基于SIMCA-SVDD方法的分子光谱分析及其在食用油分类中的应用

赵众^1,^*, 李彬¹, 吴妍娴¹, 袁洪福²

1. 北京化工大学信息科学与技术学院, 北京 100029

2. 北京化工大学材料科学与工程学院, 北京 100029

*通讯联系人

收稿日期: 2019-07-26 接受日期: 2020-01-18

摘要

食用油是日常生活中的必需品。市场上食用油在成分、营养价值及价格上有很大的不同。为避免欺诈行为, 亟需建立一套有效的市场销售的食用油品质分类方法。常规的食用油检测方法速度慢而且需要复杂的实验室预处理过程。
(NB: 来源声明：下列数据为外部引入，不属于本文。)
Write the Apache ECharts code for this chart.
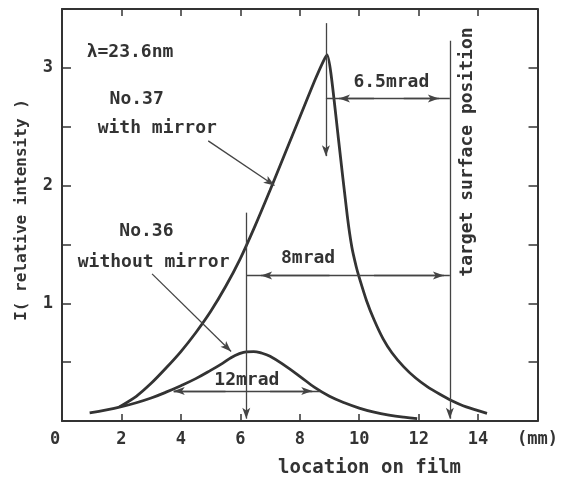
<!DOCTYPE html>
<html>
<head>
<meta charset="utf-8">
<script src="https://cdn.jsdelivr.net/npm/echarts@6/dist/echarts.min.js"></script>
<style>
html,body{margin:0;padding:0;background:#ffffff;}
#chart{width:561px;height:489px;}
</style>
</head>
<body>
<div id="chart"></div>
<script>
// ---- data ----
const xTickValues = [0, 2, 4, 6, 8, 10, 12, 14];
const xUnitLabel = '(mm)';
const yTickValues = [1, 2, 3];

// No.37 with mirror
const mirrorX = [1.93, 2.5, 3.0, 3.5, 4.0, 4.5, 5.0, 5.5, 6.0, 6.5, 7.0, 7.5, 8.0, 8.5, 8.8, 8.92, 9.05, 9.3, 9.6, 9.75, 9.9, 10.0, 10.25, 10.5, 10.8, 11.1, 11.5, 11.9, 12.3, 12.7, 13.1, 13.6, 14.3];
const mirrorY = [0.12, 0.21, 0.32, 0.45, 0.59, 0.75, 0.93, 1.14, 1.38, 1.66, 1.96, 2.27, 2.58, 2.89, 3.06, 3.11, 2.95, 2.4, 1.74, 1.48, 1.31, 1.22, 1.02, 0.86, 0.70, 0.58, 0.46, 0.365, 0.29, 0.23, 0.175, 0.12, 0.065];

// No.36 without mirror
const noMirrorX = [0.93, 1.5, 2.0, 2.5, 3.0, 3.5, 4.0, 4.5, 5.0, 5.4, 5.7, 5.95, 6.2, 6.45, 6.7, 7.0, 7.5, 8.0, 8.5, 9.0, 9.5, 10.0, 10.5, 11.0, 11.5, 11.95];
const noMirrorY = [0.07, 0.095, 0.122, 0.155, 0.195, 0.245, 0.30, 0.36, 0.43, 0.49, 0.54, 0.57, 0.588, 0.59, 0.578, 0.55, 0.47, 0.38, 0.285, 0.21, 0.155, 0.11, 0.075, 0.05, 0.032, 0.02];

// annotation texts and their anchor points (data coordinates)
const noteTexts = ['λ=23.6nm', 'No.37', 'with mirror', 'No.36', 'without mirror', '6.5mrad', '8mrad', '12mrad', 'target surface position'];
const noteX = [0.83, 1.6, 1.2, 1.93, 0.53, 11.08, 8.28, 6.22, 13.64];
const noteY = [3.13, 2.73, 2.49, 1.61, 1.35, 2.88, 1.385, 0.348, 2.285];
const noteAlign = ['left', 'left', 'left', 'left', 'left', 'center', 'center', 'center', 'center'];
const noteRotate = [0, 0, 0, 0, 0, 0, 0, 0, 90];

// plain annotation lines: [x1, y1, x2, y2]
const plainLines = [
  [8.88, 2.74, 13.05, 2.74],   // 6.5 mrad dimension
  [6.2, 1.236, 13.05, 1.236],  // 8 mrad dimension
  [3.76, 0.254, 8.68, 0.254]   // 12 mrad dimension
];
// arrows: [x1, y1, x2, y2], head at (x2, y2)
const arrowLines = [
  [4.92, 2.38, 7.15, 2.0],    // pointer to No.37
  [3.03, 1.25, 5.69, 0.59],   // pointer to No.36
  [8.88, 3.38, 8.88, 2.25],   // peak No.37
  [6.2, 1.77, 6.2, 0.02],     // peak No.36
  [13.05, 3.23, 13.05, 0.02], // target surface
  [10.5, 2.74, 9.32, 2.74],   // 6.5 mrad left head
  [11.5, 2.74, 12.68, 2.74],  // 6.5 mrad right head
  [9.0, 1.236, 6.7, 1.236],   // 8 mrad left head
  [10.5, 1.236, 12.85, 1.236],// 8 mrad right head
  [5.5, 0.254, 3.76, 0.254],  // 12 mrad left head
  [7.0, 0.254, 8.42, 0.254]   // 12 mrad right head
];

// ---- chart ----
const FONT = 'DejaVu Sans Mono';
const INK = '#333333';
const chart = echarts.init(document.getElementById('chart'));

const zip = (a, b) => a.map((v, i) => [v, b[i]]);

const markData = [];
plainLines.forEach(l => markData.push([
  { coord: [l[0], l[1]], symbol: 'none' },
  { coord: [l[2], l[3]], symbol: 'none' }
]));
arrowLines.forEach(l => markData.push([
  { coord: [l[0], l[1]], symbol: 'none' },
  { coord: [l[2], l[3]], symbol: 'arrow', symbolSize: [6, 11] }
]));

const noteData = noteTexts.map((t, i) => ({
  value: [noteX[i], noteY[i]],
  label: {
    show: true,
    formatter: t,
    color: INK,
    opacity: 1,
    fontFamily: FONT, fontSize: 18, fontWeight: 'bold',
    align: noteAlign[i],
    verticalAlign: 'middle',
    rotate: noteRotate[i],
    position: [0, 0]
  }
}));

const axisLineStyle = { color: INK, width: 2 };

chart.setOption({
  animation: false,
  backgroundColor: '#ffffff',
  grid: { left: 62, right: 19, top: 9, bottom: 68, containLabel: false },
  xAxis: [{
    type: 'value', min: 0, max: 16, interval: 2, position: 'bottom',
    axisLine: { show: true, onZero: false, lineStyle: axisLineStyle },
    axisTick: { show: true, inside: true, length: 7, lineStyle: { color: INK, width: 1.5 } },
    splitLine: { show: false },
    axisLabel: {
      margin: 10, color: INK, fontFamily: FONT, fontSize: 17, fontWeight: 'bold',
      formatter: v => v === 0 ? '{z|0}' : (v === 16 ? xUnitLabel : (xTickValues.includes(v) ? String(v) : '')),
      rich: { z: { padding: [0, 14, 0, 0], fontFamily: FONT, fontSize: 17, fontWeight: 'bold', color: INK } }
    }
  }, {
    type: 'value', min: 0, max: 16, interval: 2, position: 'top',
    axisLine: { show: true, onZero: false, lineStyle: axisLineStyle },
    axisTick: { show: true, inside: true, length: 7, lineStyle: { color: INK, width: 1.5 } },
    splitLine: { show: false }, axisLabel: { show: false }
  }],
  yAxis: [{
    type: 'value', min: 0, max: 3.5, interval: 0.5, position: 'left',
    axisLine: { show: true, onZero: false, lineStyle: axisLineStyle },
    axisTick: { show: true, inside: true, length: 9, lineStyle: { color: INK, width: 1.5 } },
    splitLine: { show: false },
    axisLabel: {
      margin: 9, color: INK, fontFamily: FONT, fontSize: 17, fontWeight: 'bold',
      formatter: v => yTickValues.includes(v) ? String(v) : ''
    }
  }, {
    type: 'value', min: 0, max: 3.5, interval: 0.5, position: 'right',
    axisLine: { show: true, onZero: false, lineStyle: axisLineStyle },
    axisTick: { show: true, inside: true, length: 9, lineStyle: { color: INK, width: 1.5 } },
    splitLine: { show: false }, axisLabel: { show: false }
  }],
  graphic: [{
    type: 'text', left: 278, top: 459,
    style: { text: 'location on film', fill: INK, font: 'bold 19px "DejaVu Sans Mono"' }
  }, {
    type: 'text', x: 22, y: 210, rotation: Math.PI / 2,
    style: { text: 'I( relative intensity )', fill: INK, font: 'bold 16px "DejaVu Sans Mono"', align: 'center', verticalAlign: 'middle' }
  }],
  series: [{
    name: 'No.37 with mirror', type: 'line', data: zip(mirrorX, mirrorY),
    showSymbol: false, smooth: 0.25,
    lineStyle: { color: INK, width: 2.8 }
  }, {
    name: 'No.36 without mirror', type: 'line', data: zip(noMirrorX, noMirrorY),
    showSymbol: false, smooth: 0.4,
    lineStyle: { color: INK, width: 2.8 }
  }, {
    name: 'annotations', type: 'line', data: [],
    markLine: {
      silent: true, animation: false,
      label: { show: false },
      lineStyle: { color: '#444444', width: 1.3, type: 'solid' },
      emphasis: { disabled: true },
      data: markData
    }
  }, {
    name: 'notes', type: 'scatter', symbolSize: 0, silent: true,
    itemStyle: { color: INK, opacity: 1 },
    data: noteData,
    label: { show: true, color: INK, fontFamily: FONT, fontSize: 18, fontWeight: 'bold' }
  }]
});
</script>
</body>
</html>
分子光谱从分子水平上反映了物质的组成与结构信息, 分子光谱分析速度快而且是无损监测, 因此分子光谱分析结合化学计量学的方法正成为食用油分类方法的趋势。 SIMCA(Soft Independent Modeling of Class Analogy)是应用广泛的分子光谱分析方法, 然而在SIMCA中使用欧氏距离于对基于PCA和F检验提取的特征进行分类, 难以区分不规则的特征空间。由于食用油样本分子光谱差别细微, 通常难以用SIMCA方法进行分类。 SVDD(Support Vector Domain Description)算法是一类基于支持域的非线性单类分类方法, SVDD利用求解凸二次规划得出一个尽可能包含所有目标样本的最小超球体进行分类。本文提出了一种基于SIMCA-SVDD方法的分子光谱分析方法并用于食用油的快速分类。为鉴别不同种类的食用油, 在ATR-FTIR光谱仪上扫描四种食用油的红外光谱。应用SIMCA方法提取分类特 T²和 Q, 由于提取的特征 T²和 Q分布的不规则性, 不同于SIMCA中的欧氏距离, 本文采用SVDD用于对提取的不规则特征进行分类。由于SVDD能通过映射函数将分类特征映射到高维空间, 因此可以通过求解凸二次规划来训练最优的分类超球面对分类特征进行分类。采用本文所提的SIMCA-SVDD方法及传统的SIMCA方法, 对同样的样本进行了对比实验。对比实验证实了本文所提的SIMCA-SVDD方法具有比传统的SIMCA方法更好的分类结果, 所提的方法为实现基于分子光谱进行食用油快速分类提供了一条新的途径。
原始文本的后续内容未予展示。